Re: [PATCH v6 06/25] x86/fpu/xstate: Opt-in kernel dynamic bits when calculate guest xstate size

From: Sean Christopherson
Date: Tue Oct 24 2023 - 13:07:19 EST


On Fri, Sep 15, 2023, Weijiang Yang wrote:
> On 9/15/2023 1:40 AM, Dave Hansen wrote:
> > On 9/13/23 23:33, Yang Weijiang wrote:
> > > --- a/arch/x86/kernel/fpu/xstate.c
> > > +++ b/arch/x86/kernel/fpu/xstate.c
> > > @@ -1636,9 +1636,17 @@ static int __xstate_request_perm(u64 permitted, u64 requested, bool guest)
> > > /* Calculate the resulting kernel state size */
> > > mask = permitted | requested;
> > > - /* Take supervisor states into account on the host */
> > > + /*
> > > + * Take supervisor states into account on the host. And add
> > > + * kernel dynamic xfeatures to guest since guest kernel may
> > > + * enable corresponding CPU feaures and the xstate registers
> > > + * need to be saved/restored properly.
> > > + */
> > > if (!guest)
> > > mask |= xfeatures_mask_supervisor();
> > > + else
> > > + mask |= fpu_kernel_dynamic_xfeatures;

This looks wrong. Per commit 781c64bfcb73 ("x86/fpu/xstate: Handle supervisor
states in XSTATE permissions"), mask at this point only contains user features,
which somewhat unintuitively doesn't include CET_USER (I get that they're MSRs
and thus supervisor state, it's just the name that's odd).

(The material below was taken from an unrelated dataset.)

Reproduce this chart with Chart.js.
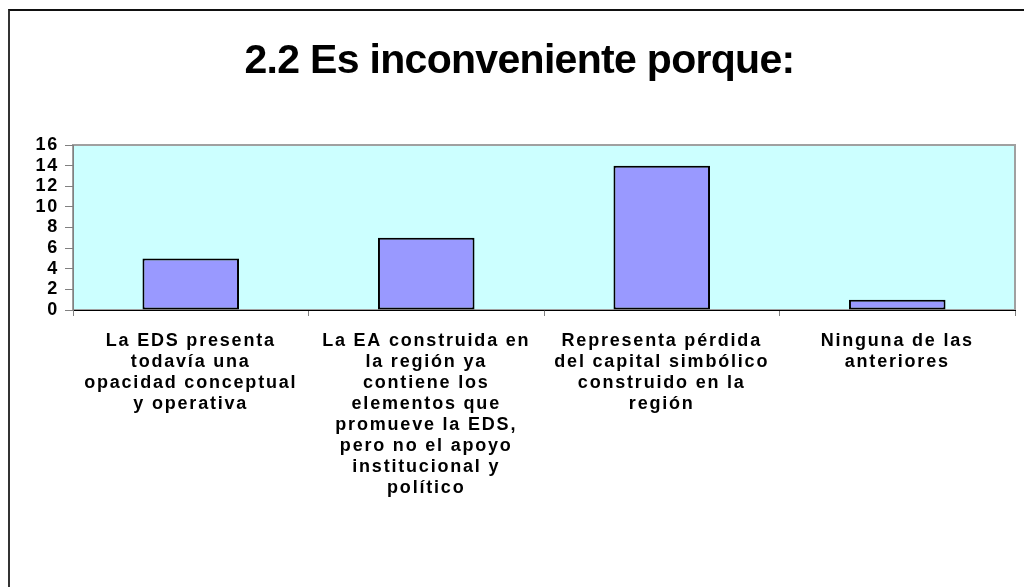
<!DOCTYPE html>
<html>
<head>
<meta charset="utf-8">
<script src="https://cdn.jsdelivr.net/npm/chart.js@4"></script>
<style>
  html, body { margin: 0; padding: 0; background: #fff; overflow: hidden; }
  #wrap { position: relative; width: 1024px; height: 587px; }
  #frame { position: absolute; left: 8px; top: 9px; width: 2000px; height: 2000px;
           border-left: 2px solid #333; border-top: 2px solid #111; }
  #graf { position: absolute; left: 0; top: 0; }
</style>
</head>
<body>
<div id="wrap">
  <div id="frame"></div>
  <canvas id="graf" width="1024" height="587"></canvas>
</div>
<script>
const titulo = '2.2 Es inconveniente porque:'

const categorias = [
  ['La EDS presenta', 'todavía una', 'opacidad conceptual', 'y operativa'],
  ['La EA construida en', 'la región ya', 'contiene los', 'elementos que', 'promueve la EDS,', 'pero no el apoyo', 'institucional y', 'político'],
  ['Representa pérdida', 'del capital simbólico', 'construido en la', 'región'],
  ['Ninguna de las', 'anteriores']
]

const valores = [5, 7, 14, 1]

const ctx = document.getElementById('graf')
const fuente = 'Liberation Sans, Arial, sans-serif'

// fondo celeste del area del grafico
const fondoPlot = {
  id: 'fondoPlot',
  beforeDraw(chart) {
    const a = chart.chartArea
    const c = chart.ctx
    c.save()
    c.fillStyle = '#ccffff'
    c.fillRect(a.left, a.top, a.right - a.left, a.bottom - a.top)
    c.strokeStyle = '#a0a0a0'
    c.lineWidth = 2
    c.strokeRect(a.left, a.top, a.right - a.left, a.bottom - a.top)
    c.restore()
    // titulo un poco mas apretado
    c.letterSpacing = '-0.7px'
  },
  // las etiquetas de los ejes van espaciadas como en Excel
  afterDatasetsDraw(chart) {
    chart.ctx.letterSpacing = '1.8px'
  },
  afterDraw(chart) {
    chart.ctx.letterSpacing = '0px'
  }
}

new Chart(ctx, {
  type: 'bar',
  data: {
    labels: categorias,
    datasets: [{
      data: valores,
      backgroundColor: '#9999ff',
      borderColor: '#000000',
      borderWidth: 2,
      borderSkipped: false,
      categoryPercentage: 1,
      barPercentage: 0.41
    }]
  },
  options: {
    responsive: false,
    animation: false,
    layout: { padding: { left: 24, right: 9, top: 0, bottom: 0 } },
    plugins: {
      legend: { display: false },
      tooltip: { enabled: false },
      title: {
        display: true,
        text: titulo,
        color: '#000',
        font: { family: fuente, size: 41, weight: 'bold', lineHeight: 1.2 },
        padding: { top: 37, bottom: 58.8 }
      }
    },
    scales: {
      x: {
        offset: true,
        grid: { display: true, drawOnChartArea: false, drawTicks: true, tickLength: 6, color: '#808080' },
        border: { display: true, color: '#000000', width: 1 },
        ticks: {
          z: 1,
          color: '#000',
          padding: 15,
          maxRotation: 0,
          autoSkip: false,
          font: { family: fuente, size: 18, weight: 'bold', lineHeight: 21 / 18 }
        },
        afterFit(scale) { scale.height = 277 }
      },
      y: {
        min: 0,
        max: 16,
        grid: { display: true, drawOnChartArea: false, drawTicks: true, tickLength: 8, color: '#808080' },
        border: { display: true, color: '#808080', width: 1 },
        ticks: {
          z: 1,
          stepSize: 2,
          autoSkip: false,
          color: '#000',
          padding: 6,
          font: { family: fuente, size: 18, weight: 'bold', lineHeight: 1 }
        },
        afterFit(scale) { scale.width = 49 }
      }
    }
  },
  plugins: [fondoPlot]
})
</script>
</body>
</html>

IIUC, the "dynamic" features contains CET_KERNEL, whereas xfeatures_mask_supervisor()
conatins PASID, CET_USER, and CET_KERNEL. PASID isn't virtualized by KVM, but
doesn't that mean CET_USER will get dropped/lost if userspace requests AMX/XTILE
enabling?

The existing code also seems odd, but I might be missing something. Won't the
kernel drop PASID if the guest request AMX/XTILE? I'm not at all familiar with
what PASID state is managed via XSAVE, so I've no idea if that's an actual problem
or just an oddity.

> > > ksize = xstate_calculate_size(mask, compacted);
> > Heh, you changed the "guest" naming in "fpu_kernel_dynamic_xfeatures"
> > but didn't change the logic.
> >
> > As it's coded at the moment *ALL* "fpu_kernel_dynamic_xfeatures" are
> > guest xfeatures. So, they're different in name only.

...

> > Would there ever be any reason for KVM to be on a system which supports a
> > dynamic kernel feature but where it doesn't get enabled for guest use, or
> > at least shouldn't have the FPU space allocated?
>
> I haven't heard of that kind of usage for other features so far, CET
> supervisor xstate is the only dynamic kernel feature now,  not sure whether
> other CPU features having supervisor xstate would share the handling logic
> like CET does one day.

There are definitely scenarios where CET will not be exposed to KVM guests, but
I don't see any reason to make the guest FPU space dynamically sized for CET.
It's what, 40 bytes?

I would much prefer to avoid the whole "dynamic" thing and instead make CET
explicitly guest-only. E.g. fpu_kernel_guest_only_xfeatures? Or even better
if it doesn't cause weirdness elsewhere, a dedicated fpu_guest_cfg. For me at
least, a fpu_guest_cfg would make it easier to understand what all is going on.